Effective terrain detection in unknown environments is crucial for safe and efficient robotic navigation. Traditional methods often rely on computationally intensive data processing, requiring extensive onboard computational capacity and limiting real-time performance for rovers. This study presents a novel approach that combines physical reservoir computing with piezoelectric sensors embedded in rover wheel spokes for real-time terrain identification. By leveraging wheel dynamics, terrain-induced vibrations are transformed into high-dimensional features for machine learning-based classification. Experimental results show that strategically placing three sensors on the wheel spokes achieves 90$\%$ classification accuracy, which demonstrates the accuracy and feasibility of the proposed method. The experiment results also showed that the system can effectively distinguish known terrains and identify unknown terrains by analyzing their similarity to learned categories. This method provides a robust, low-power framework for real-time terrain classification and roughness estimation in unstructured environments, enhancing rover autonomy and adaptability.

Physical Reservoir Computing in Hook-Shaped Rover Wheel Spokes for Real-Time Terrain Identification

TL;DR

This work demonstrates that a rover wheel spoke with a hook-shaped geometry can act as a physical reservoir to separate terrain-induced vibration frequencies for real-time, low-power terrain identification.
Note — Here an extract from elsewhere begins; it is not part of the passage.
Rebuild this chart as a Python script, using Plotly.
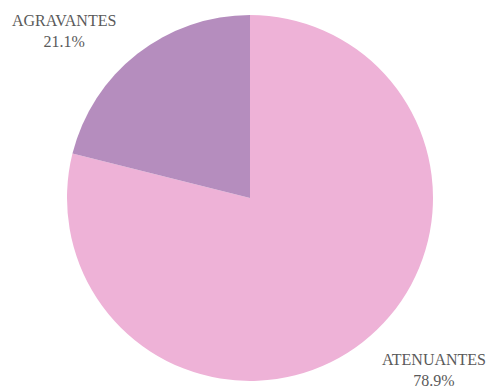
import plotly.graph_objects as go

labels = ["ATENUANTES", "AGRAVANTES"]
values = [78.9, 21.1]
colors = ["#EEB2D7", "#B58DBE"]

# label anchor positions (paper coords) for each slice
label_x = [1.003, -0.008]
label_y = [0.030, 0.956]

fig = go.Figure(go.Pie(
    labels=labels,
    values=values,
    sort=False,
    direction="clockwise",
    rotation=0,
    marker=dict(colors=colors, line=dict(width=0)),
    textinfo="none",
    hoverinfo="label+percent",
    showlegend=False,
))

total = sum(values)
for lab, val, x, y in zip(labels, values, label_x, label_y):
    fig.add_annotation(
        x=x, y=y, xref="paper", yref="paper",
        xanchor="center", yanchor="middle",
        text=f"{lab}<br>{val / total * 100:.1f}%",
        showarrow=False,
        font=dict(family="Liberation Serif, Times New Roman, serif", size=16, color="#5a5a5a"),
        align="center",
    )

fig.update_layout(
    width=488, height=389,
    margin=dict(l=67, r=55, t=15, b=8),
    paper_bgcolor="white",
    plot_bgcolor="white",
)

fig.write_html("out.html")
By placing three piezoelectric sensors at optimally chosen spoke positions (guided by FE analysis and Shannon entropy), the system captures distinct frequency bands that enable effective classification with a lightweight SVM (approximately 90% accuracy). The approach also combines vibration analysis with stress amplification insights and uses Euclidean and Mahalanobis distances to estimate similarity to unknown terrains, improving robustness in unstructured environments. Practically, this method offers a low-power, vibration-driven alternative to vision- or lidar-based terrain sensing, suitable for energy-constrained planetary rovers and autonomous ground vehicles, with potential for adaptive feature selection and sensor-design enhancements in future work.

Abstract

Effective terrain detection in unknown environments is crucial for safe and efficient robotic navigation. Traditional methods often rely on computationally intensive data processing, requiring extensive onboard computational capacity and limiting real-time performance for rovers. This study presents a novel approach that combines physical reservoir computing with piezoelectric sensors embedded in rover wheel spokes for real-time terrain identification. By leveraging wheel dynamics, terrain-induced vibrations are transformed into high-dimensional features for machine learning-based classification. Experimental results show that strategically placing three sensors on the wheel spokes achieves 90 classification accuracy, which demonstrates the accuracy and feasibility of the proposed method. The experiment results also showed that the system can effectively distinguish known terrains and identify unknown terrains by analyzing their similarity to learned categories. This method provides a robust, low-power framework for real-time terrain classification and roughness estimation in unstructured environments, enhancing rover autonomy and adaptability.

Paper Structure

This paper contains 15 sections, 1 equation, 12 figures.

Figures (12)

  • Figure 1: The hook shaped spoke in a rover wheel from NASA Jet Propulsion Laboratory. We hypothesized that this shape leads to separation of information in the stresses and their frequencies due to the geometric influence on the bending moment distribution.
  • Figure 2: Harmonic response of the entire wheel spoke with 3N act on the end tip of the spoke within the 0-500 Hz range. The vibrational behavior is non-uniform, exhibiting resonance peaks at 90 Hz and 200-300 Hz, which correspond to different deformation modes across the structure.
  • Figure 3: (A) Time series plot illustrating the variations in horizontal and vertical force components acting on the spoke over discrete time steps. The larger oscillations reflect wheel rotation forces, while the smaller vibrations indicate terrain fluctuations; (B) Finite element analysis (FEA) results showing the equivalent stress distribution on the spoke under a primarily vertical force. The mounting holes serve as fixed constraints, with peak stress reaching 10.524 MPa at the lower curved region; (C) FEA results showing the equivalent stress on the spoke under a horizontal force. The peak stress shifts to the upper fixed point, reaching 16.707 MPa, indicating significant stress concentration.
  • Figure 4: (A) Three measurement positions on the spoke, where stress probes are placed to record stress and deformation responses. (B) Time series plot of stress at the three measurement positions, showing variations over time under dynamic loading. (C) Time series plot of deformation at the three measurement positions, illustrating displacement changes due to applied forces. (D) Time series plot of gain, defined as the ratio of stress to deformation at each position, highlighting differences in structural stiffness and response.
  • Figure 5: (A) Probability distribution of deformation at three measurement positions, showing variations in deformation magnitude. (B) Probability distribution of stress at three measurement positions, illustrating stress variability under dynamic loading. (C) Probability distribution of gain (stress-to-deformation ratio) at three positions, highlighting stiffness variations. (D) Comparison of Shannon entropy for stress, deformation, and gain across three positions, quantifying the complexity of each parameter.